A prática de crime contra o próprio filho menor de idade pode impedir o cumprimento de prisão provisória em regime domiciliar, ratifica STJ

Consiste a prisão domiciliar no "recolhimento do indiciado ou acusado em sua residência, só podendo dela ausentar-se com autorização judicial", conforme preceitua o art. 317 do CPP. As hipóteses autorizadoras do cumprimento de prisão preventiva (provisória) em regime domiciliar estão elencadas no art. 318 da mesma lei, entre as quais figura aquela em benefício da mulher com filho de até 12 (doze) anos de idade incompletos (inciso V).

Tal modalidade prisional não se confunde com a disciplinada pelo art. 117 da Lei de Execução Penal, versada no cumprimento de "pena definitiva" (já transitada em julgado) em caráter domiciliar, obedecidos os requisitos legais.

Por muito tempo, debateu-se sobre a obrigatoriedade da imposição do regime prisional domiciliar em vista da presença de qualquer das circunstâncias descritas no art. 318 do CPP, tendo prevalecido a corrente afirmativa, nos seguintes termos:

Em regra, deve ser concedida prisão domiciliar para todas as mulheres presas que sejam: (i) gestantes; (ii) puérperas (que deram à luz há pouco tempo); (iii) mães de crianças (isto é, mães de menores até 12 anos incompletos); ou (iv) mães de pessoas com deficiência.

Não deve ser autorizada a prisão domiciliar apenas se: (i) a mulher tiver praticado crime mediante violência ou grave ameaça; (ii) a mulher tiver praticado crime contra seus descendentes (filhos e/ou netos); e (iii) em outras situações excepcionalíssimas, as quais deverão ser devidamente fundamentadas pelos juízes que denegarem o benefício (STF, 2ª Turma. HC 143.641/SP. Rel. Min. Ricardo Lewandowski, j. em 20/02/2018 - Informativo 891).

O julgado em questão, além de pacificar a matéria no âmbito das cortes superiores, serviu de referência para a inclusão do art. 318-A ao Código de Processo Penal, implementada pela Lei nº 13.769/2018.
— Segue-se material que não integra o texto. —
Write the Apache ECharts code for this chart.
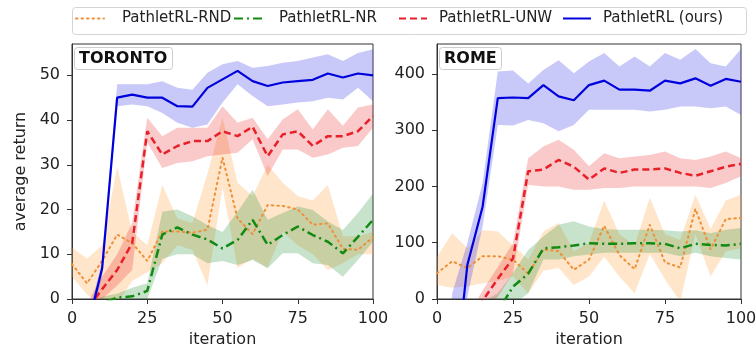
<!DOCTYPE html>
<html><head><meta charset="utf-8">
<script src="https://cdn.jsdelivr.net/npm/echarts@6/dist/echarts.min.js"></script>
<style>html,body{margin:0;padding:0;background:#fff}#c{width:756px;height:350px}</style>
</head><body><div id="c"></div><script>
// ---------- data ----------
const iterations = [0,5,10,15,20,25,30,35,40,45,50,55,60,65,70,75,80,85,90,95,100];
const xTicks = [0,25,50,75,100];
const torontoYTicks = [0,10,20,30,40,50];
const torontoYMax = 57;
const romeYTicks = [0,100,200,300,400];
const romeYMax = 453;
const methodNames = ['PathletRL-RND','PathletRL-NR','PathletRL-UNW','PathletRL (ours)'];
const panelTitles = ['TORONTO','ROME'];

// TORONTO
const torontoRnd    = [7.8,3.5,8.5,14.4,12.5,8.5,15.1,15.1,14.8,15.5,31.6,18,14.5,21,20.8,20,16.6,16.9,11.2,11,13.8];
const torontoRndLo  = [5,1,-1,-1,4,6,8,12,11,3,25,7,9,7,15,12,10,6.5,8,10,10];
const torontoRndHi  = [11.5,9,12,29.5,15,12,25.5,18,17,28,40.5,26,23,30,26,23,22,25.5,14,14,15];
const torontoNr     = [-3,-3,-1,0.3,0.6,1.8,14.4,16,14.4,13.3,11.3,13.2,17.7,12.1,14.3,16.2,14.3,12.8,10.2,13.9,17.7];
const torontoNrLo   = [-5,-5,-3,-1,-0.5,0,9,10,10,8,8.5,7.6,8.7,6.9,10.2,10.2,8,7.6,5,8.7,12.8];
const torontoNrHi   = [-1,-1,0.5,1.2,2.5,3.5,19.5,20,18.5,16.5,15,19.5,24.4,17.7,19.2,20.7,19.9,17.3,15.4,19.2,23.6];
const torontoUnw    = [-5,-2.4,2.2,6.5,12.5,37.5,32.3,34.2,35.3,35.3,37.5,36.4,38.5,31.9,36.8,37.5,34.2,36.4,36.4,37.5,40.9];
const torontoUnwLo  = [-8,-5,0,3,6.5,35,29.3,30.4,30.8,31.9,32.3,32.7,35.7,27.5,33.4,33.4,31.6,32.3,33.8,34.2,38.3];
const torontoUnwHi  = [-2,-1,5,10,17,40.5,36.4,38.3,38.3,38.3,43.1,39.4,40.5,35.7,40.1,42.4,37.9,42.4,38.7,42.8,43.5];
const torontoOurs   = [-10,-6.8,6.8,45,45.7,45,45,43.1,43,47.2,49.1,51,48.7,47.6,48.4,48.7,49,50.4,49.5,50.4,50];
const torontoOursLo = [-12,-8,5,43.1,43.5,43.1,41.6,39.4,38.3,39,43.9,48,45.4,43.1,43.5,43.9,44.2,45,44.6,47.2,44.2];
const torontoOursHi = [-8,-5,8.5,48,48,48,48.7,47.2,46.8,50.6,52.5,53.2,51.7,52.1,52.8,53.2,54,54.7,53.2,55,55.8];

// ROME
const romeRnd    = [46,67,55,76,76,70,45,88,85,52,70,130,78,53,132,65,56,160,88,142,144];
const romeRndLo  = [25,20,22,28,32,40,10,50,55,25,40,75,40,10,80,35,-5,115,40,85,90];
const romeRndHi  = [75,117,90,122,120,95,70,120,135,85,100,175,115,95,180,115,105,185,125,175,185];
const romeNr     = [-60,-55,-50,-40,-22,22,45,90,92,95,99,98,98,99,99,98,90,98,96,95,98];
const romeNrLo   = [-90,-80,-70,-60,-50,-10,10,70,70,76,79,82,82,82,82,82,76,82,76,73,70];
const romeNrHi   = [-30,-20,-10,-5,10,46,87,111,132,138,129,124,123,123,123,122,120,122,117,123,126];
const romeUnw    = [-150,-100,-50,-3,36,72,227,230,247,235,212,232,224,230,230,232,224,219,227,235,240];
const romeUnwLo  = [-200,-150,-90,-25,4,46,203,200,200,194,194,197,197,200,200,200,200,200,197,206,218];
const romeUnwHi  = [-100,-60,-30,15,57,99,250,271,283,265,236,259,250,253,256,262,250,247,253,262,250];
const romeOurs   = [-400,-190,61,164,357,358,357,380,360,353,380,388,372,372,370,388,383,392,379,391,386];
const romeOursLo = [-500,-400,5,129,309,308,318,312,298,309,336,336,336,336,333,336,342,342,339,342,327];
const romeOursHi = [-300,10,100,206,404,406,383,407,424,401,422,437,413,431,413,437,425,444,419,413,444];

// ---------- styles ----------
const FONT = 'DejaVu Sans';
const styles = [
  {line:'#ee9038', band:'rgba(255,160,60,0.28)', width:2, type:[1.5,4], cap:'round'},
  {line:'#118a11', band:'rgba(20,140,40,0.24)', width:2.5, type:[9,4,2,4], cap:'butt'},
  {line:'#e8202a', band:'rgba(235,40,40,0.25)', width:2.5, type:[7,4], cap:'butt'},
  {line:'#0000dd', band:'rgba(60,60,235,0.28)', width:2.2, type:'solid', cap:'butt'}
];

const panels = [
  {lines:[torontoRnd,torontoNr,torontoUnw,torontoOurs], lo:[torontoRndLo,torontoNrLo,torontoUnwLo,torontoOursLo], hi:[torontoRndHi,torontoNrHi,torontoUnwHi,torontoOursHi]},
  {lines:[romeRnd,romeNr,romeUnw,romeOurs], lo:[romeRndLo,romeNrLo,romeUnwLo,romeOursLo], hi:[romeRndHi,romeNrHi,romeUnwHi,romeOursHi]}
];

function bandSeries(pi, lo, hi, color, z) {
  return {
    type:'custom', xAxisIndex:pi, yAxisIndex:pi, silent:true, clip:true, z:z,
    data: iterations.map((x,i)=>[x, lo[i], hi[i]]),
    encode:{x:0, y:[1,2]},
    renderItem: function(params, api) {
      if (params.dataIndex !== 0) return;
      const top = iterations.map((x,i)=>api.coord([x, hi[i]]));
      const bot = iterations.map((x,i)=>api.coord([x, lo[i]])).reverse();
      const cs = params.coordSys;
      return {
        type:'polygon', shape:{points: top.concat(bot)}, style:{fill:color},
        clipPath:{type:'rect', shape:{x:cs.x, y:cs.y, width:cs.width, height:cs.height}}
      };
    }
  };
}

const pair = (arr) => iterations.map((x,i)=>[x, arr[i]]);
const series = [];
panels.forEach((p, pi) => {
  p.lines.forEach((vals, mi) => {
    series.push(bandSeries(pi, p.lo[mi], p.hi[mi], styles[mi].band, 1 + mi*0.01));
  });
  p.lines.forEach((vals, mi) => {
    const st = styles[mi];
    series.push({
      name: methodNames[mi], type:'line', xAxisIndex:pi, yAxisIndex:pi,
      data: pair(vals), symbol:'none', clip:true, z:3+mi*0.01,
      lineStyle:{color:st.line, width:st.width, type:st.type, cap:st.cap},
      itemStyle:{color:st.line}
    });
  });
});

const axisCommon = {
  axisLine:{show:true, lineStyle:{color:'#333', width:1}},
  axisTick:{show:true, inside:false, length:5, lineStyle:{color:'#333'}},
  splitLine:{show:false}
};
const xAxes = [0,1].map(i => Object.assign({}, axisCommon, {
  gridIndex:i, type:'value', min:xTicks[0], max:xTicks[xTicks.length-1], interval:xTicks[1]-xTicks[0],
  axisLabel:{fontFamily:FONT, fontSize:16, color:'#222', margin:12},
  name:'iteration', nameLocation:'middle', nameGap:33,
  nameTextStyle:{fontFamily:FONT, fontSize:16, color:'#222'}
}));
const yTickSets = [[torontoYTicks, torontoYMax],[romeYTicks, romeYMax]];
const yAxes = [0,1].map(i => Object.assign({}, axisCommon, {
  gridIndex:i, type:'value', min:yTickSets[i][0][0], max:yTickSets[i][1],
  interval:yTickSets[i][0][1]-yTickSets[i][0][0],
  axisLabel:{fontFamily:FONT, fontSize:16, color:'#222', margin:12, showMaxLabel:false},
  name: i===0 ? 'average return' : '', nameLocation:'middle', nameGap:43, nameRotate:90,
  nameTextStyle:{fontFamily:FONT, fontSize:16, color:'#222'}
}));

const legendLefts = [75, 233, 398, 562];
const legendPads = [13, 12, 7, 7];
const legends = methodNames.map((n, i) => ({
  data:[n], left:legendLefts[i], top:11, padding:0, itemWidth:28, itemHeight:14,
  selectedMode:false, itemStyle:{opacity:0},
  textStyle:{fontFamily:FONT, fontSize:15, color:'#222', padding:[0,0,0,legendPads[i]]}
}));

const chart = echarts.init(document.getElementById('c'), null, {renderer:'canvas'});
chart.setOption({
  animation:false,
  backgroundColor:'#fff',
  grid:[
    {left:72, top:44, width:301, height:255, outerBoundsMode:'none', containLabel:false, show:true, borderColor:'#333', borderWidth:1, backgroundColor:'transparent'},
    {left:437, top:44, width:304, height:255, outerBoundsMode:'none', containLabel:false, show:true, borderColor:'#333', borderWidth:1, backgroundColor:'transparent'}
  ],
  title: panelTitles.map((t, i) => ({
    text:t, left: i===0 ? 74 : 439, top:47, padding:[4,5,3,5],
    backgroundColor:'#fff', borderColor:'#cccccc', borderWidth:1, borderRadius:3,
    textStyle:{fontFamily:FONT, fontWeight:'bold', fontSize:16, color:'#111'}
  })),
  legend: legends,
  graphic:[{type:'rect', left:70, top:5, shape:{width:674, height:27, r:3}, style:{fill:'none', stroke:'#d4d4d4', lineWidth:1}, z:-1}],
  xAxis: xAxes,
  yAxis: yAxes,
  series: series
});
</script></body></html>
Pois bem. Em caso apreciado recentemente pela 6ª Turma do STJ, discutia-se se uma mulher acusada da prática de tráfico de drogas e corrupção de menores (contra seu próprio filho) poderia cumprir prisão preventiva em regime domiciliar, valendo-se da previsão do art. 318, V, do CPP.

A jurisprudência do tribunal, entretanto, consolidou-se no sentido contrário, conforme se vê em numerosos acórdãos proferidos mesmo antes do advento da Lei nº 13.769/2018.

Nesse sentido: “é possível o indeferimento da prisão domiciliar da mãe de primeira infância, desde que fundamentada em reais peculiaridades que indiquem maior necessidade de acautelamento da ordem pública ou melhor cumprimento da teleologia da norma, na espécie, a integral proteção do menor” (6ª Turma. AgRg no REsp 1.832.139/RS, Rel. Min. Nefi Cordeiro, j. em 18/02/2020); "Os fatos de a investigada comercializar entorpecentes em sua própria moradia, pertencer a organização criminosa, responder a outros procedimentos criminais por delitos da mesma natureza e por homicídio, além de envolver os próprios filhos na mercancia de entorpecentes, evidenciam o prognóstico de que a prisão domiciliar não impediria a prática de novas condutas delitivas no interior de sua casa, na presença das filhas menores de 12 anos, circunstância que inviabiliza o acolhimento do pleito" (6ª Turma. RHC 99.897/RS, Rel. Min. Rogerio Schietti Cruz, j. em 25/09/2018).

Processo: STJ, 6ª Turma. AgRg no HC 798.551/PR, Rel. Min. Jesuíno Rissato (Desembargador convocado do TJDFT), j. em 28/02/2023 (Informativo 765).